- Born: Ethlyn Eugenie Smith 23 April 1940 Huntums Ghut, Tortola, British Leeward Islands
- Died: 31 December 2007 (aged 67) Road Town, Tortola, British Virgin Islands
- Occupations: accountant, politician
- Years active: 1960–2003

= Ethlyn Smith =

British Virgin Islands politician and accountant (1940–2007)

Ethlyn Smith (23 April 1940 – 31 December 2007) was a civil servant from the British Virgin Islands, who became one of the first two women elected to the House of Assembly of the British Virgin Islands. After a career of more than two decades as an accountant and public administrator in the civil service of the British Virgin Islands, Smith retired and entered politics. She contested her first election in 1995 as an independent, winning the 5th District. She was reelected to the post in 1999, serving until her defeat in the 2003 elections.

==Early life==
Ethlyn Eugenie Smith was born on 23 April 1940 in the village of Huntums Ghut, on the island of Tortola, at the time a British colony known as the British Leeward Islands to Gladys and Ernest Smith. She completed her primary and secondary education in the islands and worked briefly as a clerical trainee in the civil service of the island. To further her education, she pursued an associates degree from the College of the Virgin Islands in Charlotte Amalie, in the U. S. Virgin Islands. She completed her degree program in accounting in 1968 and went on for further studies at Wandsworth Technical College in London and at the University of Calgary. She graduated from Calgary in 1970 with a bachelor's degree in accounting. During her schooling the country was decolonized and became the British Virgin Islands (BVI), one of the dependencies of the British Overseas Territories.

==Career==
Returning to BVI that same year, Smith returned to the civil service and was made the Accountant General, becoming the first woman to hold the post. She was promoted to the Permanent Secretary of the Ministry of Communications and Works 1976. Desiring to further her education, Smith was awarded a Hubert Humphrey Fellowship in 1983 and attended Pennsylvania State University, attaining a master's degree in public administration the following year. In 1989, she transferred to the Ministry of Natural Resources and Labour. Retiring in 1992, Smith traveled for a few years and worked with various clubs in community service before entering politics.

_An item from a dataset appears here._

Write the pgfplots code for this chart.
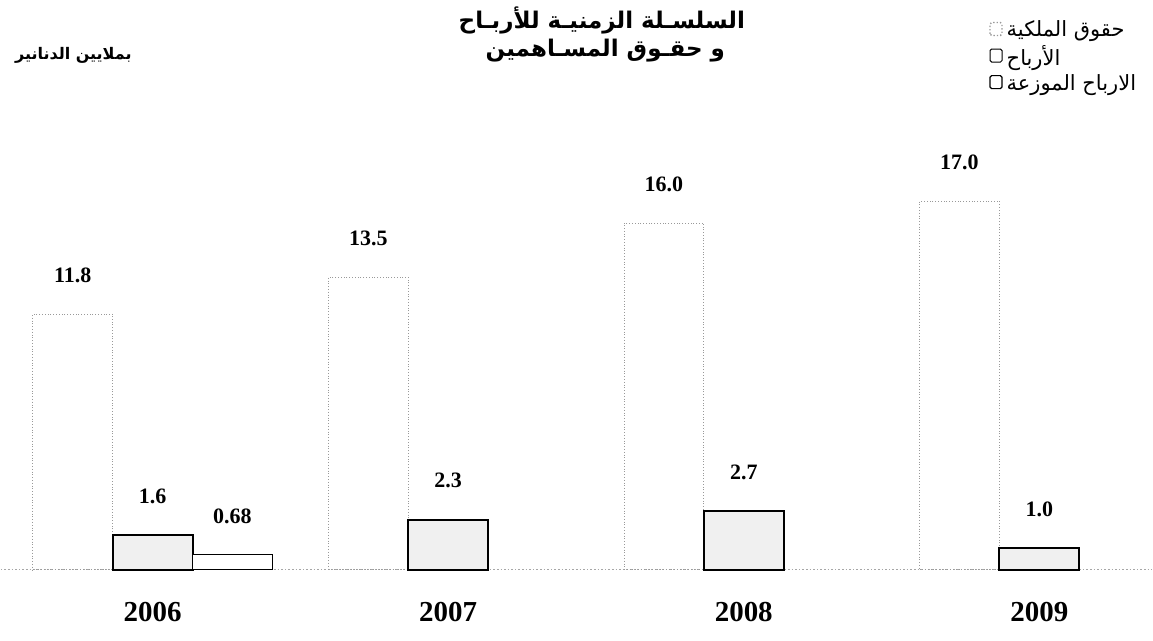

In 1995, Smith and five other women ran for public office as independent candidates. Each of the women ran as independent, and five ran as at-large candidates, to show that women understood the political system and realized that national interests should take precedence over district influences. Smith was one of two winners in the election, unseating Cyril Romney who had held the 5th District constituency for over a decade. Eileene L. Parsons and Ethlyn Smith became the first two women elected to serve in the legislative council of the BVI.

During her legislative career, Smith was appointed a delegate to the Commonwealth Parliamentary Association Conferences, attending the meetings held in 1995 in Sri Lanka, in 1996 in Malaysia and in 1997 in Mauritius. In 1999 she ran for reelection in the 5th District as a candidate for the Concerned Citizens Movement. She was the only member from her party to be elected and served as a member of the opposition, until 2000, when she was appointed to serve as Minister for Health and Welfare. Smith contested the 2003 general elections for the 5th District as candidate for the Virgin Islands Party, but was defeated by Delores Christopher with a margin of three votes.

==Death and legacy==
Smith died on 31 December 2007 at Peebles Hospital in Road Town on Tortola.